As the year draws to a close the president is
on firmer political ground but hopes for serious reform have almost entirely
evaporated.
If this trade-off between
reform and stability sounds familiar, it’s because it was the formula that came
to define the leadership of Jokowi’s predecessor, Susilo Bambang Yudhoyono. By
the time it ended, the Yudhoyono decade was simultaneously seen as the period
in which Indonesian democracy matured, and when its pathologies — corruption,
money politics and sectarian discrimination — became entrenched. The
commodities boom made it easier to obscure the serious structural deficiencies
of Indonesia’s economy. The politically thankless tasks of protecting human
rights and cracking down on corruption were put in the too hard basket.
This is where they remain.
As Jokowi was an outsider to Jakarta’s political elite, supporters hoped he
would strive to preserve his autonomy from the establishment. This might have
limited the influence of Indonesia’s corrupt political parties over the
executive branch. In reality, Jokowi seems to have internalised the idea that
his impostor status is a vulnerability. Jokowi has in fact maintained the
accommodative stance seen in his formation of a cabinet dominated by
party-linked patronage appointments.
What will be remembered as
the defining blunder of Jokowi’s presidency came in February when he nominated
a venal but politically-connected officer as the new police chief after intense
lobbying from party bosses. The ensuing public outrage saw the appointment
cancelled but Jokowi’s anticorruption credentials have never recovered.

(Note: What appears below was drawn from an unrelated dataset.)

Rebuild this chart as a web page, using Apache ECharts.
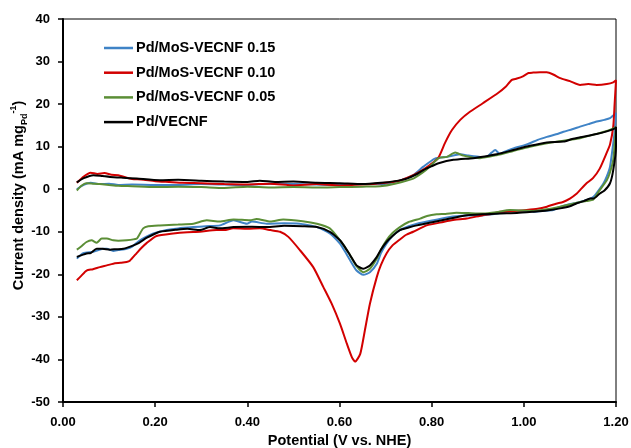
<!DOCTYPE html>
<html><head><meta charset="utf-8">
<script src="https://cdn.jsdelivr.net/npm/echarts@6/dist/echarts.min.js"></script>
<style>html,body{margin:0;padding:0;background:#fff}#c{width:631px;height:448px}</style>
</head><body><div id="c"></div>
<script>
var seriesNames = ["Pd/MoS-VECNF 0.15", "Pd/MoS-VECNF 0.10", "Pd/MoS-VECNF 0.05", "Pd/VECNF"];
var xTicks = [0.0, 0.2, 0.4, 0.6, 0.8, 1.0, 1.2];
var yTicks = [-50, -40, -30, -20, -10, 0, 10, 20, 30, 40];

// [potential (V), current density] — forward scan then reverse scan
var pd015 = [[0.03,0],[0.045,1.0],[0.06,1.5],[0.08,1.2],[0.1,1.3],[0.12,1.0],[0.15,1.1],[0.2,1.0],[0.25,1.0],[0.3,1.2],[0.35,1.1],[0.4,1.0],[0.45,1.3],[0.5,1.2],[0.55,1.1],[0.6,1.0],[0.65,1.2],[0.69,1.2],[0.73,2.0],[0.76,3.3],[0.782,5.3],[0.807,7.2],[0.833,7.6],[0.862,8.2],[0.88,7.9],[0.905,7.6],[0.919,7.6],[0.93,8.6],[0.938,9.2],[0.948,8.3],[0.96,8.9],[0.977,9.6],[1.0,10.3],[1.013,10.8],[1.03,11.6],[1.05,12.3],[1.07,12.9],[1.086,13.5],[1.105,14.1],[1.122,14.7],[1.14,15.3],[1.158,15.9],[1.175,16.3],[1.187,16.7],[1.2,17.9],
 [1.197,13.5],[1.194,10.8],[1.187,5.3],[1.18,3.0],[1.173,1.4],[1.16,-0.6],[1.151,-1.8],[1.135,-2.6],[1.122,-3.0],[1.105,-3.4],[1.093,-3.7],[1.075,-4.3],[1.064,-4.9],[1.04,-5.1],[1.02,-5.3],[1.0,-5.1],[0.97,-5.0],[0.95,-5.6],[0.912,-6.1],[0.88,-6.2],[0.84,-6.5],[0.804,-7.3],[0.768,-8.1],[0.75,-8.7],[0.731,-9.6],[0.715,-11.0],[0.702,-12.8],[0.69,-15.0],[0.681,-17.5],[0.666,-19.5],[0.652,-20.1],[0.637,-19.1],[0.623,-16.7],[0.61,-14.3],[0.601,-12.8],[0.579,-10.4],[0.551,-8.9],[0.53,-8.4],[0.514,-8.1],[0.48,-8.0],[0.442,-8.1],[0.41,-7.6],[0.399,-8.1],[0.37,-7.3],[0.341,-8.5],[0.31,-8.7],[0.283,-8.9],[0.25,-9.2],[0.225,-9.6],[0.196,-10.4],[0.18,-11.2],[0.167,-12.0],[0.15,-13.5],[0.138,-14.0],[0.12,-14.3],[0.109,-14.5],[0.095,-14.0],[0.087,-14.0],[0.066,-14.7],[0.044,-15.0],[0.03,-16.3]];

var pd010 = [[0.03,1.5],[0.045,3.0],[0.06,3.9],[0.075,3.6],[0.09,3.8],[0.105,3.4],[0.12,3.3],[0.135,2.8],[0.15,2.4],[0.17,2.3],[0.2,1.9],[0.23,1.7],[0.26,1.5],[0.3,1.4],[0.35,1.2],[0.4,1.1],[0.45,1.3],[0.5,0.9],[0.55,1.2],[0.6,0.9],[0.65,1.1],[0.69,1.4],[0.73,2.0],[0.76,3.3],[0.78,4.5],[0.796,5.7],[0.814,7.3],[0.829,10.9],[0.844,13.9],[0.862,16.3],[0.883,18.2],[0.911,20.2],[0.944,22.6],[0.96,24.0],[0.974,25.7],[0.985,26.0],[0.998,26.5],[1.01,27.3],[1.02,27.4],[1.035,27.5],[1.05,27.5],[1.065,26.9],[1.079,26.1],[1.1,25.4],[1.122,24.5],[1.14,24.7],[1.158,24.5],[1.18,24.7],[1.194,25.1],[1.2,25.6],
 [1.197,20],[1.194,14.7],[1.187,10.5],[1.18,8.6],[1.165,4.9],[1.15,2.6],[1.136,1.4],[1.122,-0.2],[1.115,-1.0],[1.1,-2.2],[1.085,-3.0],[1.07,-3.4],[1.05,-4.1],[1.03,-4.6],[1.006,-4.9],[0.975,-5.2],[0.948,-5.3],[0.93,-5.8],[0.911,-6.1],[0.876,-6.9],[0.85,-7.2],[0.825,-7.7],[0.789,-8.5],[0.76,-10.0],[0.745,-10.7],[0.731,-11.8],[0.715,-13.2],[0.702,-15.1],[0.69,-17.8],[0.681,-20.6],[0.666,-26.9],[0.655,-33.2],[0.645,-38.7],[0.634,-40.5],[0.627,-39.5],[0.616,-36.3],[0.601,-31.6],[0.583,-26.9],[0.565,-23.0],[0.543,-18.3],[0.514,-14.3],[0.489,-11.2],[0.471,-10.0],[0.45,-9.6],[0.427,-9.2],[0.4,-9.3],[0.369,-9.2],[0.35,-9.6],[0.333,-9.6],[0.297,-10.0],[0.27,-10.1],[0.239,-10.4],[0.203,-11.0],[0.182,-12.6],[0.17,-13.8],[0.16,-15.0],[0.145,-16.8],[0.138,-17.1],[0.125,-17.3],[0.109,-17.5],[0.095,-17.9],[0.08,-18.3],[0.065,-18.8],[0.051,-19.1],[0.04,-20.3],[0.03,-21.4]];

var pd005 = [[0.03,-0.3],[0.04,0.8],[0.05,1.4],[0.065,1.3],[0.08,1.2],[0.1,1.0],[0.12,0.8],[0.15,0.7],[0.2,0.5],[0.25,0.6],[0.3,0.5],[0.35,0.3],[0.4,0.6],[0.45,0.4],[0.5,0.5],[0.55,0.4],[0.6,0.5],[0.65,0.6],[0.688,0.7],[0.72,1.3],[0.76,2.5],[0.78,3.9],[0.796,5.3],[0.815,7.3],[0.833,7.6],[0.851,8.6],[0.869,7.9],[0.905,7.3],[0.941,8.0],[0.977,9.0],[1.013,10.0],[1.05,10.8],[1.086,11.4],[1.122,12.0],[1.158,13.0],[1.18,13.7],[1.194,14.3],[1.2,14.6],
 [1.197,10.5],[1.194,6.9],[1.187,4.0],[1.18,2.1],[1.162,-0.6],[1.151,-2.4],[1.135,-2.8],[1.122,-3.0],[1.1,-3.6],[1.079,-4.1],[1.05,-4.7],[1.02,-5.1],[0.995,-5.0],[0.97,-4.9],[0.94,-5.4],[0.912,-5.7],[0.88,-5.6],[0.854,-5.5],[0.83,-5.8],[0.811,-5.9],[0.79,-6.3],[0.775,-6.9],[0.75,-7.7],[0.731,-8.9],[0.715,-10.3],[0.702,-12.0],[0.69,-14.2],[0.681,-16.3],[0.666,-18.7],[0.652,-19.5],[0.637,-18.1],[0.623,-15.5],[0.61,-13.3],[0.601,-12.0],[0.579,-9.2],[0.551,-8.1],[0.52,-7.5],[0.478,-7.1],[0.45,-7.6],[0.42,-7.0],[0.406,-7.3],[0.37,-7.1],[0.34,-7.6],[0.312,-7.3],[0.283,-8.1],[0.25,-8.3],[0.21,-8.5],[0.185,-8.7],[0.174,-9.2],[0.165,-10.8],[0.16,-11.6],[0.138,-12.0],[0.12,-12.1],[0.109,-12.0],[0.095,-11.6],[0.084,-11.6],[0.073,-12.6],[0.062,-12.0],[0.051,-12.4],[0.04,-13.4],[0.03,-14.2]];

var pdVecnf = [[0.03,1.6],[0.045,2.6],[0.066,3.3],[0.085,3.1],[0.102,2.9],[0.13,2.7],[0.16,2.5],[0.21,2.1],[0.25,2.2],[0.3,2.0],[0.35,1.8],[0.4,1.7],[0.427,2.0],[0.46,1.7],[0.5,1.8],[0.55,1.5],[0.6,1.4],[0.65,1.2],[0.69,1.5],[0.72,1.9],[0.746,2.5],[0.765,3.4],[0.782,4.5],[0.8,5.4],[0.815,6.1],[0.847,6.9],[0.89,7.3],[0.915,7.7],[0.941,8.2],[0.977,9.2],[1.013,10.2],[1.05,11.0],[1.086,11.2],[1.105,11.8],[1.122,12.2],[1.158,13.0],[1.18,13.6],[1.198,14.3],[1.2,14.6],
 [1.2,10],[1.194,4.5],[1.187,1.4],[1.175,-0.3],[1.165,-1.0],[1.151,-2.2],[1.144,-2.2],[1.13,-2.8],[1.115,-3.3],[1.1,-4.0],[1.079,-4.5],[1.05,-5.0],[1.02,-5.3],[0.985,-5.6],[0.948,-5.7],[0.91,-5.9],[0.876,-6.1],[0.84,-6.9],[0.804,-7.7],[0.768,-8.5],[0.75,-9.0],[0.731,-9.6],[0.715,-11.0],[0.702,-12.4],[0.69,-14.2],[0.681,-15.9],[0.666,-17.9],[0.652,-18.7],[0.637,-17.9],[0.623,-15.5],[0.61,-13.3],[0.601,-12.0],[0.579,-10.0],[0.551,-8.9],[0.52,-8.7],[0.48,-8.6],[0.442,-8.9],[0.41,-8.8],[0.37,-8.9],[0.34,-9.2],[0.319,-8.9],[0.297,-9.6],[0.27,-9.3],[0.247,-9.5],[0.21,-10.0],[0.195,-10.7],[0.182,-11.4],[0.165,-12.6],[0.153,-13.2],[0.131,-14.0],[0.115,-14.1],[0.102,-14.2],[0.085,-14.0],[0.073,-14.0],[0.06,-15.0],[0.051,-15.1],[0.03,-15.9]];

var seriesData = [pd015, pd010, pd005, pdVecnf];
var colors = ["#3F83C6", "#D20000", "#5B8E36", "#000000"];

var FONT = "'Liberation Sans', Arial, sans-serif";
var chart = echarts.init(document.getElementById('c'), null, {renderer: 'canvas'});
chart.setOption({
  animation: false,
  backgroundColor: '#fff',
  grid: {left: 63, right: 15, top: 19, bottom: 46, containLabel: false, outerBoundsMode: 'none',
         show: true, borderColor: '#000', borderWidth: 1},
  legend: {
    orient: 'vertical', left: 99, top: 35, icon: 'rect', itemWidth: 29, itemHeight: 2.5, itemGap: 8.7,
    data: seriesNames,
    textStyle: {fontFamily: FONT, fontWeight: 'bold', fontSize: 14.5, lineHeight: 16, color: '#000', padding: [0, 0, 0, -2]}
  },
  xAxis: {
    type: 'value', min: xTicks[0], max: xTicks[xTicks.length - 1], interval: 0.2,
    name: 'Potential (V vs. NHE)', nameLocation: 'middle', nameGap: 31, nameMoveOverlap: false,
    nameTextStyle: {fontFamily: FONT, fontWeight: 'bold', fontSize: 14.5, color: '#000'},
    axisLine: {show: true, onZero: false, lineStyle: {color: '#000', width: 2}},
    axisTick: {show: true, inside: false, length: 5, lineStyle: {color: '#000', width: 1.5}},
    axisLabel: {margin: 14, fontFamily: FONT, fontWeight: 'bold', fontSize: 13, color: '#000',
      formatter: function (v) { return v.toFixed(2); }},
    splitLine: {show: false}
  },
  yAxis: {
    type: 'value', min: yTicks[0], max: yTicks[yTicks.length - 1], interval: 10,
    name: '{m|Current density (mA mg}{sub|Pd}{sup|-1}{m|)}', nameLocation: 'middle', nameGap: 34, nameRotate: 90,
    nameMoveOverlap: false,
    nameTextStyle: {
      fontFamily: FONT, fontWeight: 'bold', fontSize: 14.5, color: '#000', padding: [0, 0, 0, 30],
      rich: {
        m: {fontFamily: FONT, fontWeight: 'bold', fontSize: 14.5, color: '#000', lineHeight: 20, verticalAlign: 'middle'},
        sub: {fontFamily: FONT, fontWeight: 'bold', fontSize: 9, color: '#000', lineHeight: 9, verticalAlign: 'bottom'},
        sup: {fontFamily: FONT, fontWeight: 'bold', fontSize: 9, color: '#000', lineHeight: 9, verticalAlign: 'top'}
      }
    },
    axisLine: {show: true, onZero: false, lineStyle: {color: '#000', width: 2}},
    axisTick: {show: true, inside: false, length: 5, lineStyle: {color: '#000', width: 1.5}},
    axisLabel: {margin: 13, fontFamily: FONT, fontWeight: 'bold', fontSize: 13, color: '#000'},
    splitLine: {show: false}
  },
  series: seriesData.map(function (d, i) {
    return {
      name: seriesNames[i], type: 'line', data: d, symbol: 'none', smooth: 0.2,
      lineStyle: {color: colors[i], width: 2}, itemStyle: {color: colors[i]}, z: 2 + i
    };
  })
});
</script>
</body></html>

Jokowi has signalled that he
sees good governance as subordinate to
quick policy implementation. As the powers of Indonesia’s formidable Corruption
Eradication Commission have come under renewed attack by politicians, Jokowi
has expended little political capital in its defence. He seems to have endorsed
instead the conservative trope that the Commission’s anti-graft crackdown has
‘slowed down development’. He has gone so far as to propose a decree protecting
regional officials from prosecution for ‘minor’ infractions such as flouting
procurement and budgeting rules.
Efforts by conservatives to
tame the perceived excesses of Indonesian democratisation continue. These
reactionary forces have been uninhibited by a president lacking Yudhoyono’s
concern for his international image as a statesman of democracy. The military
has taken small but worrying steps towards restoring its position in civilian
life. These include, launching a ‘defence of the nation’ indoctrination program
and pushing for regulations that allow it a greater role in domestic security.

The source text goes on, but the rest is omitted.